5. Buy other energy efficient products

If you must buy a new car, choose one that gets great gas mileage. Look for Energy Star efficient household appliances, such as refrigerators, stoves, ovens, microwaves, washers and dryers.  Shop IPL for discounts.

Buy low-flow showerheads to save on hot water and reduce your emissions by about 350 pounds of carbon dioxide annually.

6. Wash and dry differently

Wash your clothes in warm or cold water to reduce your use of hot water and the energy required to produce it. Use the energy-saving settings on your dishwasher and let the dishes air-dry.

Turn off your water when you don’t absolutely need it.  Turn it off while soaping up in the shower, brushing your teeth, shaving, washing your car, etc. and then turn it back on to rinse.

Avoid your dryer completely and hang your clothes outside to dry. You can hang clothes inside on basement lines during the winter.

7. Turn appliances off or down.

Save electricity and reduce global warming by turning off lights when you leave a room, and using only as much light as you need. And remember to turn off your television, video player, stereo and computer when you’re not using them. Many of these items are made to switch on and off instantly, and just by having them plugged in you are using electricity. Plug them into a power strip that you can turn off when you leave during the day and when you go to bed at night, or consider unplugging them altogether.

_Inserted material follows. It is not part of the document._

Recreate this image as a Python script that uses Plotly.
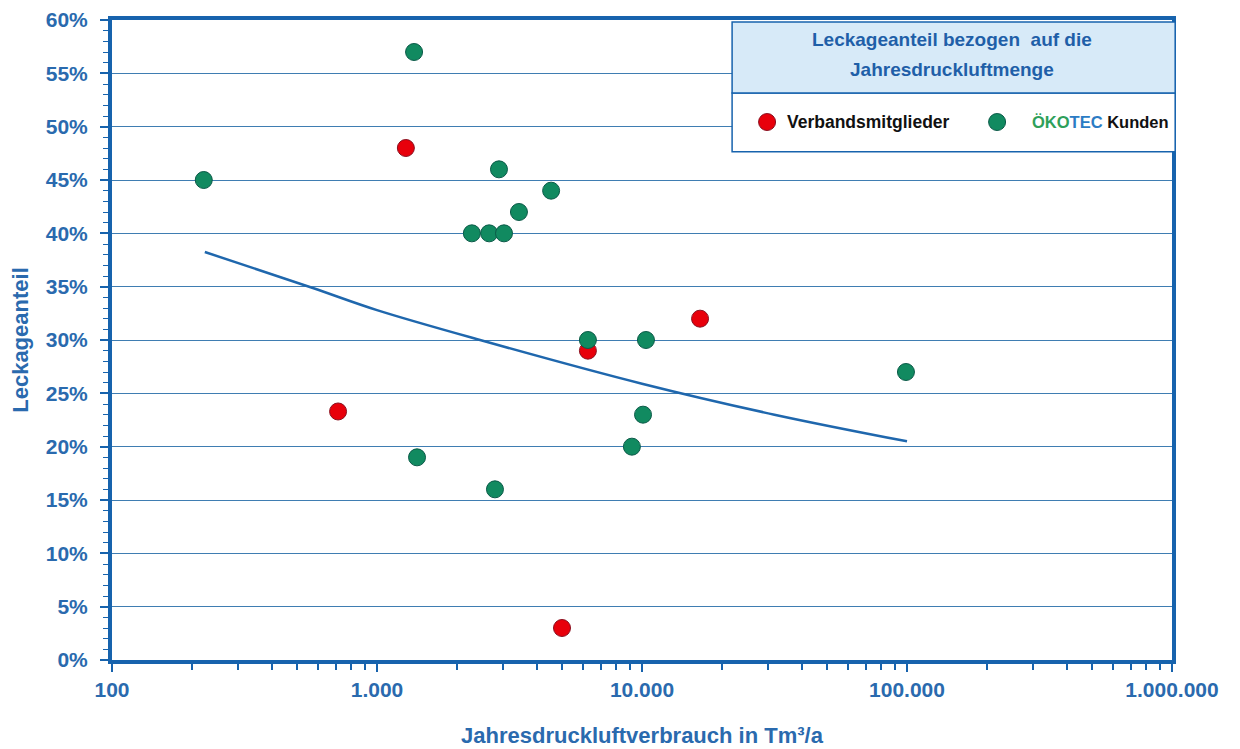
import plotly.graph_objects as go

# Data (x in Tm³/a, y as fraction)
verband_x = [1285, 713, 6250, 16560, 4990]
verband_y = [0.48, 0.233, 0.29, 0.32, 0.03]

oekotec_x = [222, 1380, 1416, 2280, 2650, 3015, 2886, 3433, 4540, 2787, 6250, 10350, 10090, 9160, 99100]
oekotec_y = [0.45, 0.57, 0.19, 0.40, 0.40, 0.40, 0.46, 0.42, 0.44, 0.16, 0.30, 0.30, 0.23, 0.20, 0.27]

trend_x = [224, 569, 1000, 2449, 10000, 31600, 100000]
trend_y = [0.3825, 0.349, 0.328, 0.300, 0.259, 0.230, 0.205]

x_tickvals = [100, 1000, 10000, 100000, 1000000]
x_ticktext = ["100", "1.000", "10.000", "100.000", "1.000.000"]
y_tickvals = [0, 0.05, 0.10, 0.15, 0.20, 0.25, 0.30, 0.35, 0.40, 0.45, 0.50, 0.55, 0.60]
y_ticktext = ["0%", "5%", "10%", "15%", "20%", "25%", "30%", "35%", "40%", "45%", "50%", "55%", "60%"]
x_minor = [m * 10 ** e for e in range(2, 6) for m in range(2, 10)]

AXIS = "#1763ad"
TXT = "#2a6aae"
FONT = "Liberation Sans, Arial, sans-serif"
RED, RED_EDGE = "#e8000b", "#8a1020"
GREEN, GREEN_EDGE = "#118a60", "#0b5a48"

fig = go.Figure()

fig.add_trace(go.Scatter(
    x=trend_x, y=trend_y, mode="lines", line=dict(color="#1f67ad", width=2.5, shape="spline"),
    showlegend=False, hoverinfo="skip"))

fig.add_trace(go.Scatter(
    x=verband_x, y=verband_y, mode="markers", name="Verbandsmitglieder", showlegend=False,
    marker=dict(size=17, color=RED, line=dict(color=RED_EDGE, width=1))))

fig.add_trace(go.Scatter(
    x=oekotec_x, y=oekotec_y, mode="markers", name="ÖKOTEC Kunden", showlegend=False,
    marker=dict(size=17, color=GREEN, line=dict(color=GREEN_EDGE, width=1))))

# legend box
fig.add_shape(type="rect", xref="paper", yref="paper", x0=0.585, x1=1.003, y0=0.794, y1=0.886,
              fillcolor="white", line=dict(color=AXIS, width=1.5), layer="above")
fig.add_shape(type="rect", xref="paper", yref="paper", x0=0.585, x1=1.003, y0=0.886, y1=0.997,
              fillcolor="#d7eaf8", line=dict(color=AXIS, width=1.5), layer="above")

fig.add_annotation(xref="paper", yref="paper", x=0.7925, y=0.969, xanchor="center", yanchor="middle",
                   text="Leckageanteil bezogen  auf die", showarrow=False,
                   font=dict(family=FONT, size=19, color="#1f5fa8", weight="bold"))
fig.add_annotation(xref="paper", yref="paper", x=0.7925, y=0.922, xanchor="center", yanchor="middle",
                   text="Jahresdruckluftmenge", showarrow=False,
                   font=dict(family=FONT, size=19, color="#1f5fa8", weight="bold"))

# legend entries
for xc, fill, edge in [(0.618, RED, RED_EDGE), (0.835, GREEN, GREEN_EDGE)]:
    fig.add_shape(type="circle", xref="paper", yref="paper", xsizemode="pixel", ysizemode="pixel",
                  xanchor=xc, yanchor=0.8406, x0=-8.5, x1=8.5, y0=-8.5, y1=8.5,
                  fillcolor=fill, line=dict(color=edge, width=1), layer="above")
fig.add_annotation(xref="paper", yref="paper", x=0.635, y=0.8406, xanchor="left", yanchor="middle",
                   text="Verbandsmitglieder", showarrow=False,
                   font=dict(family=FONT, size=17.5, color="#111111", weight="bold"))
fig.add_annotation(xref="paper", yref="paper", x=0.866, y=0.8406, xanchor="left", yanchor="middle",
                   text='<span style="color:#2ea05a">ÖKO</span><span style="color:#2b7cc4">TEC</span> Kunden',
                   showarrow=False,
                   font=dict(family=FONT, size=16.5, color="#111111", weight="bold"))

fig.update_layout(
    width=1232, height=741,
    margin=dict(l=104, r=68, t=12, b=89),
    paper_bgcolor="white", plot_bgcolor="white",
    font=dict(family=FONT, color=TXT, weight="bold"),
    showlegend=False,
    xaxis=dict(
        type="log", range=[2, 6], automargin=False,
        tickmode="array", tickvals=x_tickvals, ticktext=x_ticktext,
        tickfont=dict(family=FONT, size=21, color=TXT, weight="bold"),
        ticks="outside", ticklen=8, tickwidth=1.5, tickcolor=AXIS, ticklabelstandoff=0,
        showgrid=False, zeroline=False,
        showline=True, linecolor=AXIS, linewidth=4, mirror=True,
        minor=dict(tickmode="array", tickvals=x_minor, ticks="outside", ticklen=6, tickwidth=1.5,
                   tickcolor=AXIS, showgrid=False),
        title=dict(text="Jahresdruckluftverbrauch in Tm³/a", standoff=28,
                   font=dict(family=FONT, size=22, color=TXT, weight="bold")),
    ),
    yaxis=dict(
        range=[0, 0.6], automargin=False,
        tickmode="array", tickvals=y_tickvals, ticktext=y_ticktext,
        tickfont=dict(family=FONT, size=21, color=TXT, weight="bold"),
        ticks="outside", ticklen=8, tickwidth=1.5, tickcolor=AXIS, ticklabelstandoff=8,
        showgrid=True, gridcolor="#3f7db2", gridwidth=1.2, zeroline=False,
        showline=True, linecolor=AXIS, linewidth=4, mirror=True,
        minor=dict(dtick=0.01, ticks="outside", ticklen=5, tickwidth=1.2, tickcolor=AXIS, showgrid=False),
        title=dict(text="Leckageanteil", standoff=14,
                   font=dict(family=FONT, size=22, color=TXT, weight="bold")),
    ),
)

fig.write_html("out.html")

Leaving town for the weekend or vacation? Unplug clocks, radios, etc. so they don’t use any electricity when you’re gone. Lower the temperature to “vacation” setting on your water heater or turn it off.

8. Eat less meat

Dr. Rajendra Pachauri, chair of the United Nations Intergovernmental Panel on Climate Change, says that we should eat less meat because of the huge greenhouse gas emissions and other environmental problems associated with the way we raise cattle and other livestock.  A 2006 U.N. report found that 18 percent of the world’s greenhouse gas emissions come from raising animals for food. Gidon Eshel and Pamela A. Martin calculate that if Americans were to reduce meat consumption by just 20% it would equal the emissions savings of the entire nation switching from a standard sedan to the extremely efficient Prius.

Try to purchase the meat you eat from a farmer who raises livestock locally, free-range, and grass-fed.

9. Plant a tree, plant a garden, compost your scraps

If you have the means to plant a tree, start digging. A single tree will absorb approximately one ton of carbon dioxide during its lifetime.

Plant a garden on your own or with others at your faith community.  By growing your own food, you avoid eating food that has been trekked across the continent (or even from another continent) and thus save energy.  Your food is less processed, and you’ll know exactly what you are eating! Learn how to preserve your foods by canning, freezing or drying. Have more zucchini than you know what to do with? Donate it to your local food shelf so others in your community can eat fresh, local foods.

Compost your food and garden scraps. Keep the waste out of the landfill; turn it back into soil.

If you can’t have a garden, consider becoming a member of a community supported agriculture program, or CSA, and/or purchasing food from a farmers’ market where local farmers and gardeners sell products grown close to home.  Find a Utah CSA here.

10. Put your money where your heart is

Support your local utility by signing up for electricity produced through renewable sources.  Rocky Mountain Power’s Blue Sky Energy is one such source.

11. Support actions your community is taking

Use the library instead of always buying books. Use your community bus and transit system.  If your community has a recycling or composting program, participate in it.

12. Be an advocate, teacher and resource

Teach your children about climate change and model actions they can and should take. Share information about recycling and energy conservation with your friends, neighbors, faith community members, and co-workers.

Contact your elected officials often to encourage them to vote for policies that will have a positive and restorative impact on the environment and that will decrease global climate change.